** Given request **
Output all the data exactly. Pictures do not belong in the copy.

** Data provided **

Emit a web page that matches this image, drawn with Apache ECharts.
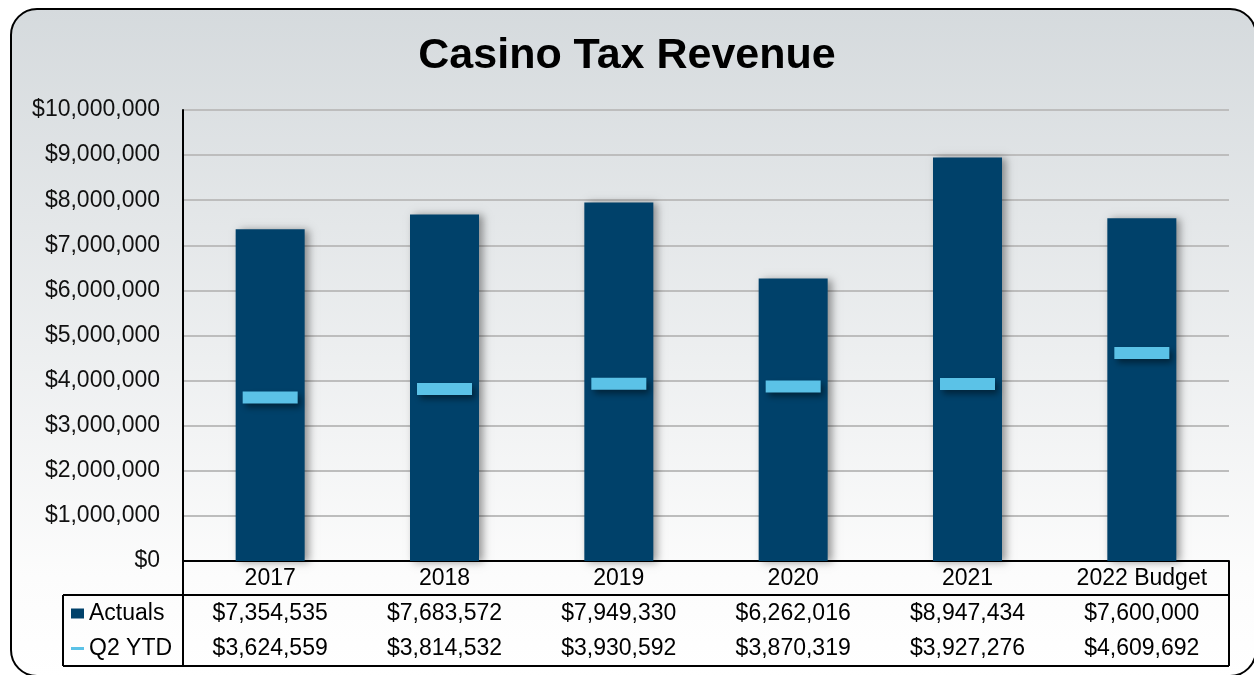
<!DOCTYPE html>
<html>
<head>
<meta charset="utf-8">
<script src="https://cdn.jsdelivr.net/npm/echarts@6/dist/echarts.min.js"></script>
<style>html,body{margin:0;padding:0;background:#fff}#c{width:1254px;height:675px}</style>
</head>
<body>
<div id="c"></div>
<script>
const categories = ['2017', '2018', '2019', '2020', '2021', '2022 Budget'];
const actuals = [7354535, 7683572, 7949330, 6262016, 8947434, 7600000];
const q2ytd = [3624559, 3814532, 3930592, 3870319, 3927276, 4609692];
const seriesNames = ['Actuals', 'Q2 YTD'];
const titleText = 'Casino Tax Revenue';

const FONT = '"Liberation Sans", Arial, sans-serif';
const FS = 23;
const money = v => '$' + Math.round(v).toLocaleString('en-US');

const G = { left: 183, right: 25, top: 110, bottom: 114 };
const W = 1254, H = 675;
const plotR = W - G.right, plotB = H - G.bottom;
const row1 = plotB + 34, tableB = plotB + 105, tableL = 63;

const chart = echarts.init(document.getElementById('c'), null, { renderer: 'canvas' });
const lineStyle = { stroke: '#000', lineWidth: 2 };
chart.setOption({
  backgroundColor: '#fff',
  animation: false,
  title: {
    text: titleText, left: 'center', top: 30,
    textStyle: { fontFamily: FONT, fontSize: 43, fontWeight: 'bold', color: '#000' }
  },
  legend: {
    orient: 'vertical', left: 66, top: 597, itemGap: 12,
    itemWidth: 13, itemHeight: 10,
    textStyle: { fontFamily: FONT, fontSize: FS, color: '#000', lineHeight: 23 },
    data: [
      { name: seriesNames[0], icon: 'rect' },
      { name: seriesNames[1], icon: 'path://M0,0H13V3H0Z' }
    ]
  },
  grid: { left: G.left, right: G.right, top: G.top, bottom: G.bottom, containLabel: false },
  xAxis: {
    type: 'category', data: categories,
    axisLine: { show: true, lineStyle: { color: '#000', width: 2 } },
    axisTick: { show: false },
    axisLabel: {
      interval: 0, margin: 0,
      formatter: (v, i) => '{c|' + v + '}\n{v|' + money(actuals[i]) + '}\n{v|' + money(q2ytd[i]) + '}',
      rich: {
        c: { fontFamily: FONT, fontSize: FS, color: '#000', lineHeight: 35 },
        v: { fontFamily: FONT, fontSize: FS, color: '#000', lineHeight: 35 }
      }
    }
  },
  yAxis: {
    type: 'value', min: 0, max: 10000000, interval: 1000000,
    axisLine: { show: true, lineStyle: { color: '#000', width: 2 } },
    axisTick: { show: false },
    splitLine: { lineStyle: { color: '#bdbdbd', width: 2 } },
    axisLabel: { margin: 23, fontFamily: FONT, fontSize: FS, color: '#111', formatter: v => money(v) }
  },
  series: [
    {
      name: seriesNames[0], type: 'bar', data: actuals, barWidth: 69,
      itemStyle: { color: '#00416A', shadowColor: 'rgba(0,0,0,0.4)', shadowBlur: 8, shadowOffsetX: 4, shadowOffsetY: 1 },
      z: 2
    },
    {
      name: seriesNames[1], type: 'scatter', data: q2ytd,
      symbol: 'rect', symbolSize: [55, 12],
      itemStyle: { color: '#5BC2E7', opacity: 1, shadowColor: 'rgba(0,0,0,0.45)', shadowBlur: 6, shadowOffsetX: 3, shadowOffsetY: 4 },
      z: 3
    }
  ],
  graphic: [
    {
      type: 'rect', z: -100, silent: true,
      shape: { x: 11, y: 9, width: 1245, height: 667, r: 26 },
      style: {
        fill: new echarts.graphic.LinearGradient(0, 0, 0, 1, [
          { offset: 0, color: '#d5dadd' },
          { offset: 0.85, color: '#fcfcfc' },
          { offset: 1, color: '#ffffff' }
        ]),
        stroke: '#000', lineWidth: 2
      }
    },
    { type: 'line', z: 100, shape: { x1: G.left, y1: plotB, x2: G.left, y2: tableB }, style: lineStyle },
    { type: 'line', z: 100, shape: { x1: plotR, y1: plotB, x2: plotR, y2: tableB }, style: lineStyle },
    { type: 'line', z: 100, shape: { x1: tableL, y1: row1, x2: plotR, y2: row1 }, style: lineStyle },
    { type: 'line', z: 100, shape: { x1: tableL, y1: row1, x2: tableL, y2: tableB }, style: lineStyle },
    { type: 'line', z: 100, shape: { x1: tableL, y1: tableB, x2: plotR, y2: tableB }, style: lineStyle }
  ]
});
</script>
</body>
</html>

** Correct response **
Emit a web page that matches this image, drawn with Apache ECharts.
<!DOCTYPE html>
<html>
<head>
<meta charset="utf-8">
<script src="https://cdn.jsdelivr.net/npm/echarts@6/dist/echarts.min.js"></script>
<style>html,body{margin:0;padding:0;background:#fff}#c{width:1254px;height:675px}</style>
</head>
<body>
<div id="c"></div>
<script>
const categories = ['2017', '2018', '2019', '2020', '2021', '2022 Budget'];
const actuals = [7354535, 7683572, 7949330, 6262016, 8947434, 7600000];
const q2ytd = [3624559, 3814532, 3930592, 3870319, 3927276, 4609692];
const seriesNames = ['Actuals', 'Q2 YTD'];
const titleText = 'Casino Tax Revenue';

const FONT = '"Liberation Sans", Arial, sans-serif';
const FS = 23;
const money = v => '$' + Math.round(v).toLocaleString('en-US');

const G = { left: 183, right: 25, top: 110, bottom: 114 };
const W = 1254, H = 675;
const plotR = W - G.right, plotB = H - G.bottom;
const row1 = plotB + 34, tableB = plotB + 105, tableL = 63;

const chart = echarts.init(document.getElementById('c'), null, { renderer: 'canvas' });
const lineStyle = { stroke: '#000', lineWidth: 2 };
chart.setOption({
  backgroundColor: '#fff',
  animation: false,
  title: {
    text: titleText, left: 'center', top: 30,
    textStyle: { fontFamily: FONT, fontSize: 43, fontWeight: 'bold', color: '#000' }
  },
  legend: {
    orient: 'vertical', left: 66, top: 597, itemGap: 12,
    itemWidth: 13, itemHeight: 10,
    textStyle: { fontFamily: FONT, fontSize: FS, color: '#000', lineHeight: 23 },
    data: [
      { name: seriesNames[0], icon: 'rect' },
      { name: seriesNames[1], icon: 'path://M0,0H13V3H0Z' }
    ]
  },
  grid: { left: G.left, right: G.right, top: G.top, bottom: G.bottom, containLabel: false },
  xAxis: {
    type: 'category', data: categories,
    axisLine: { show: true, lineStyle: { color: '#000', width: 2 } },
    axisTick: { show: false },
    axisLabel: {
      interval: 0, margin: 0,
      formatter: (v, i) => '{c|' + v + '}\n{v|' + money(actuals[i]) + '}\n{v|' + money(q2ytd[i]) + '}',
      rich: {
        c: { fontFamily: FONT, fontSize: FS, color: '#000', lineHeight: 35 },
        v: { fontFamily: FONT, fontSize: FS, color: '#000', lineHeight: 35 }
      }
    }
  },
  yAxis: {
    type: 'value', min: 0, max: 10000000, interval: 1000000,
    axisLine: { show: true, lineStyle: { color: '#000', width: 2 } },
    axisTick: { show: false },
    splitLine: { lineStyle: { color: '#bdbdbd', width: 2 } },
    axisLabel: { margin: 23, fontFamily: FONT, fontSize: FS, color: '#111', formatter: v => money(v) }
  },
  series: [
    {
      name: seriesNames[0], type: 'bar', data: actuals, barWidth: 69,
      itemStyle: { color: '#00416A', shadowColor: 'rgba(0,0,0,0.4)', shadowBlur: 8, shadowOffsetX: 4, shadowOffsetY: 1 },
      z: 2
    },
    {
      name: seriesNames[1], type: 'scatter', data: q2ytd,
      symbol: 'rect', symbolSize: [55, 12],
      itemStyle: { color: '#5BC2E7', opacity: 1, shadowColor: 'rgba(0,0,0,0.45)', shadowBlur: 6, shadowOffsetX: 3, shadowOffsetY: 4 },
      z: 3
    }
  ],
  graphic: [
    {
      type: 'rect', z: -100, silent: true,
      shape: { x: 11, y: 9, width: 1245, height: 667, r: 26 },
      style: {
        fill: new echarts.graphic.LinearGradient(0, 0, 0, 1, [
          { offset: 0, color: '#d5dadd' },
          { offset: 0.85, color: '#fcfcfc' },
          { offset: 1, color: '#ffffff' }
        ]),
        stroke: '#000', lineWidth: 2
      }
    },
    { type: 'line', z: 100, shape: { x1: G.left, y1: plotB, x2: G.left, y2: tableB }, style: lineStyle },
    { type: 'line', z: 100, shape: { x1: plotR, y1: plotB, x2: plotR, y2: tableB }, style: lineStyle },
    { type: 'line', z: 100, shape: { x1: tableL, y1: row1, x2: plotR, y2: row1 }, style: lineStyle },
    { type: 'line', z: 100, shape: { x1: tableL, y1: row1, x2: tableL, y2: tableB }, style: lineStyle },
    { type: 'line', z: 100, shape: { x1: tableL, y1: tableB, x2: plotR, y2: tableB }, style: lineStyle }
  ]
});
</script>
</body>
</html>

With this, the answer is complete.